● PROBLEM TO WORK ON
For this exercise, repeat all of the material verbatim apart from its images.

● RECORDED DATA
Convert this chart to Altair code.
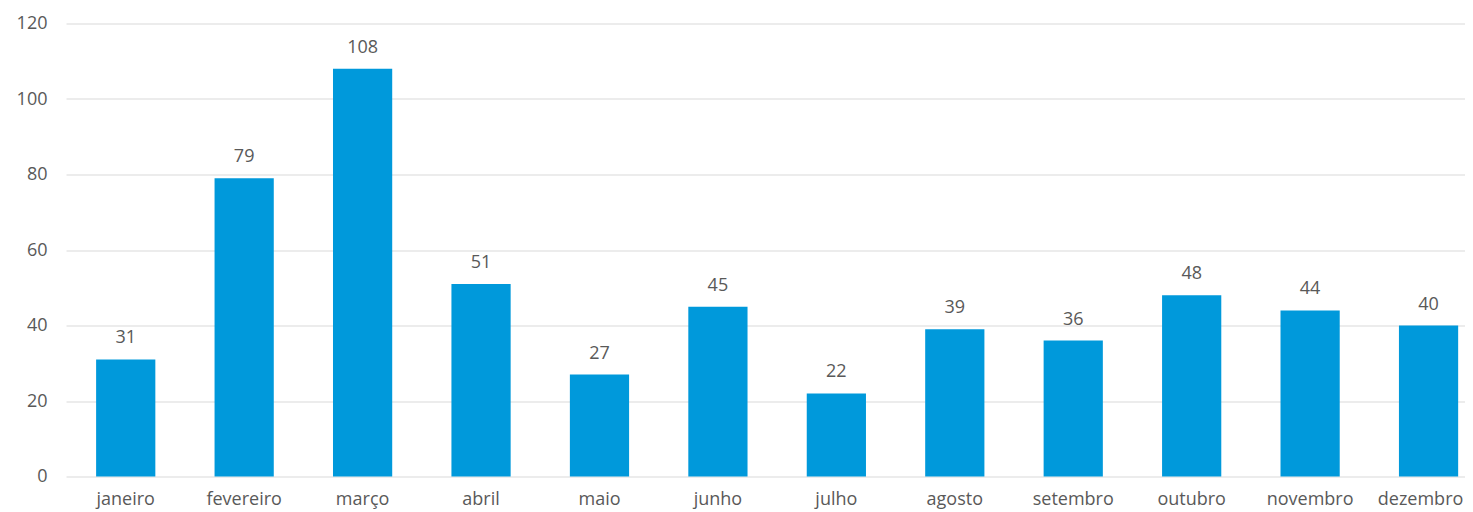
import altair as alt
import pandas as pd

months = ["janeiro", "fevereiro", "março", "abril", "maio", "junho",
          "julho", "agosto", "setembro", "outubro", "novembro", "dezembro"]
values = [31, 79, 108, 51, 27, 45, 22, 39, 36, 48, 44, 40]
y_ticks = [0, 20, 40, 60, 80, 100, 120]

df = pd.DataFrame({"mes": months, "valor": values})

FONT = "Open Sans"
TXT = "#595959"
BAR = "#0099DB"

x = alt.X("mes:N", sort=months, title=None,
          scale=alt.Scale(paddingInner=0.5, paddingOuter=0.156, align=0.815),
          axis=alt.Axis(labelAngle=0, ticks=False, domain=False, labelPadding=14,
                        labelFont=FONT, labelFontSize=18, labelColor=TXT,
                        labelOffset={"condition": {"test": "datum.value == 'dezembro'",
                                                   "value": -8},
                                     "value": 0}))
y = alt.Y("valor:Q", title=None,
          scale=alt.Scale(domain=[0, 120], nice=False),
          axis=alt.Axis(values=y_ticks, ticks=False, domain=False, labelPadding=19,
                        labelFont=FONT, labelFontSize=18, labelColor=TXT,
                        grid=True, gridColor="#D9D9D9", gridWidth=1))

base = alt.Chart(df)
bars = base.mark_bar(color=BAR).encode(x=x, y=y)
labels = base.mark_text(font=FONT, fontSize=18, color=TXT, baseline="alphabetic",
                        dy=-16).encode(x=x, y=y, text="valor:Q")

chart = (bars + labels).properties(
    width=1399, height=453,
    autosize=alt.AutoSizeParams(type="none"),
    padding={"left": 58, "top": 15.5, "right": 0, "bottom": 35},
).configure_view(stroke=None)

chart.save("out.html", embed_options={"renderer": "svg", "actions": False})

● RESPONSE TO THIS TASK
Convert this chart to Altair code.
import altair as alt
import pandas as pd

months = ["janeiro", "fevereiro", "março", "abril", "maio", "junho",
          "julho", "agosto", "setembro", "outubro", "novembro", "dezembro"]
values = [31, 79, 108, 51, 27, 45, 22, 39, 36, 48, 44, 40]
y_ticks = [0, 20, 40, 60, 80, 100, 120]

df = pd.DataFrame({"mes": months, "valor": values})

FONT = "Open Sans"
TXT = "#595959"
BAR = "#0099DB"

x = alt.X("mes:N", sort=months, title=None,
          scale=alt.Scale(paddingInner=0.5, paddingOuter=0.156, align=0.815),
          axis=alt.Axis(labelAngle=0, ticks=False, domain=False, labelPadding=14,
                        labelFont=FONT, labelFontSize=18, labelColor=TXT,
                        labelOffset={"condition": {"test": "datum.value == 'dezembro'",
                                                   "value": -8},
                                     "value": 0}))
y = alt.Y("valor:Q", title=None,
          scale=alt.Scale(domain=[0, 120], nice=False),
          axis=alt.Axis(values=y_ticks, ticks=False, domain=False, labelPadding=19,
                        labelFont=FONT, labelFontSize=18, labelColor=TXT,
                        grid=True, gridColor="#D9D9D9", gridWidth=1))

base = alt.Chart(df)
bars = base.mark_bar(color=BAR).encode(x=x, y=y)
labels = base.mark_text(font=FONT, fontSize=18, color=TXT, baseline="alphabetic",
                        dy=-16).encode(x=x, y=y, text="valor:Q")

chart = (bars + labels).properties(
    width=1399, height=453,
    autosize=alt.AutoSizeParams(type="none"),
    padding={"left": 58, "top": 15.5, "right": 0, "bottom": 35},
).configure_view(stroke=None)

chart.save("out.html", embed_options={"renderer": "svg", "actions": False})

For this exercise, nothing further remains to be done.